For instance, suppose a linear program has the following constraints on positive \(x_1\), \(x_2\), and \(x_3\):
\[\begin{align*} x_1 + x_2 &\le 10 \\ 2x_1 + x_2 + x_3 &\le 21. \end{align*}\]
Then, the "slack variables" \(y_1\) and \(y_2\) (each \(\ge 0\)) should be introduced such that
\[\begin{align*} x_1 + x_2 + y_1 &= 10 \\ 2x_1 + x_2 + x_3 + y_2 &= 21. \end{align*}\]

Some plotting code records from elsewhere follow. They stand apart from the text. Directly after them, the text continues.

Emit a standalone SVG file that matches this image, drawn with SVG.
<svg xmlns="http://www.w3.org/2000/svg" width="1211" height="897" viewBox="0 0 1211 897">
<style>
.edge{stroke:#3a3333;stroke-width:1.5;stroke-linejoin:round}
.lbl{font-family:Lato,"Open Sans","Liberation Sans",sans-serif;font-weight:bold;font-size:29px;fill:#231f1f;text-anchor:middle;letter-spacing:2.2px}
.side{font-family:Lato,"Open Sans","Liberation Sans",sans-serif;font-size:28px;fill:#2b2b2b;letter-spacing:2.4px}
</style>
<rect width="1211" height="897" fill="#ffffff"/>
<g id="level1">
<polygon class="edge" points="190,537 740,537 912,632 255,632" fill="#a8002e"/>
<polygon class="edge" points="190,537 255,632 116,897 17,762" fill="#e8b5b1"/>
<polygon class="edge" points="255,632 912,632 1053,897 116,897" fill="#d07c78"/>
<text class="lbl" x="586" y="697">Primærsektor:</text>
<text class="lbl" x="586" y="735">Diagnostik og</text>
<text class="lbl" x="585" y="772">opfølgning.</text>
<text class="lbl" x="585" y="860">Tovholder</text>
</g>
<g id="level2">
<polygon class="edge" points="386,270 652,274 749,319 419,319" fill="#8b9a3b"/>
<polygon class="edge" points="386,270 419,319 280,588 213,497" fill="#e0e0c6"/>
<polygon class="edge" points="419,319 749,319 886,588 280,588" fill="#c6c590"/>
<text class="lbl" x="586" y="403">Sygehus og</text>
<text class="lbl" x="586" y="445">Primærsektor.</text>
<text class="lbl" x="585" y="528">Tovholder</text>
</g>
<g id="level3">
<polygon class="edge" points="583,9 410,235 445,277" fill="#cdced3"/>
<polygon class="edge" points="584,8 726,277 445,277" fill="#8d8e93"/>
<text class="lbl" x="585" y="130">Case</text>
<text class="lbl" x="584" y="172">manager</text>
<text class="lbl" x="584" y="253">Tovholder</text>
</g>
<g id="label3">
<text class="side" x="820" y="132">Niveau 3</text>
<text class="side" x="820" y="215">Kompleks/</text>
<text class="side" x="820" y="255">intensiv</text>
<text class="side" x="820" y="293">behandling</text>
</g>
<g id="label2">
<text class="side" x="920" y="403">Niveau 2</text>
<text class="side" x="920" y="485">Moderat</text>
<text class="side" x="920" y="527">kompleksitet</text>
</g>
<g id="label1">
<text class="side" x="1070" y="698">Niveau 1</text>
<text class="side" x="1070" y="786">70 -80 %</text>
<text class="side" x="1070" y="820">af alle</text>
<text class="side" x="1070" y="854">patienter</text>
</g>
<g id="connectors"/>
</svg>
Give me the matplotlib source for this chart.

It follows that whatever the linear program seeks to maximize can be maximized with the introduction of the \(y_i\)'s as well.
Algorithms
Prim's algorithm provides a method for solving one of the simplest problems of combinatorial optimization: finding a minimum spanning tree on a (weighted) graph. It takes advantage of the fact that tress are minimally connected graphs and that graphs have a matroid structure (and therefore are susceptible to certain implementations of the greedy algorithm). It works as follows:
- Select a vertex on the graph.
- Of the edges connecting the selected vertices to the rest of the graph, select the one with minimal weight (and the associated vertex).
- Repeat step 2 until all vertices are in the tree.
The algorithm manages to iteratively take a local feature (the minimal weight in some neighborhood of the graph) and turn it into a global feature (a minimum spanning tree of the graph). This is a greedy algorithm. With proper implementation, this algorithm can have complexity \(O(E + V \log V).\)
Kruskal's algorithm tackles the same problem and takes advantage of the fact that trees are maximally acyclic graphs. It works as follows:
- Order the edges from minimal weight to maximal weight, and start with an empty set of edges.
- Add the edge of minimal weight that does not make the set contain any cycles.
- Repeat step 2 until the set determines a spanning tree.
This algorithm works because any other spanning tree could be made from the same process-- but would be later in the sequence. It follows that the spanning tree in question is minimal. The algorithm has complexity \(O(E \log V)\).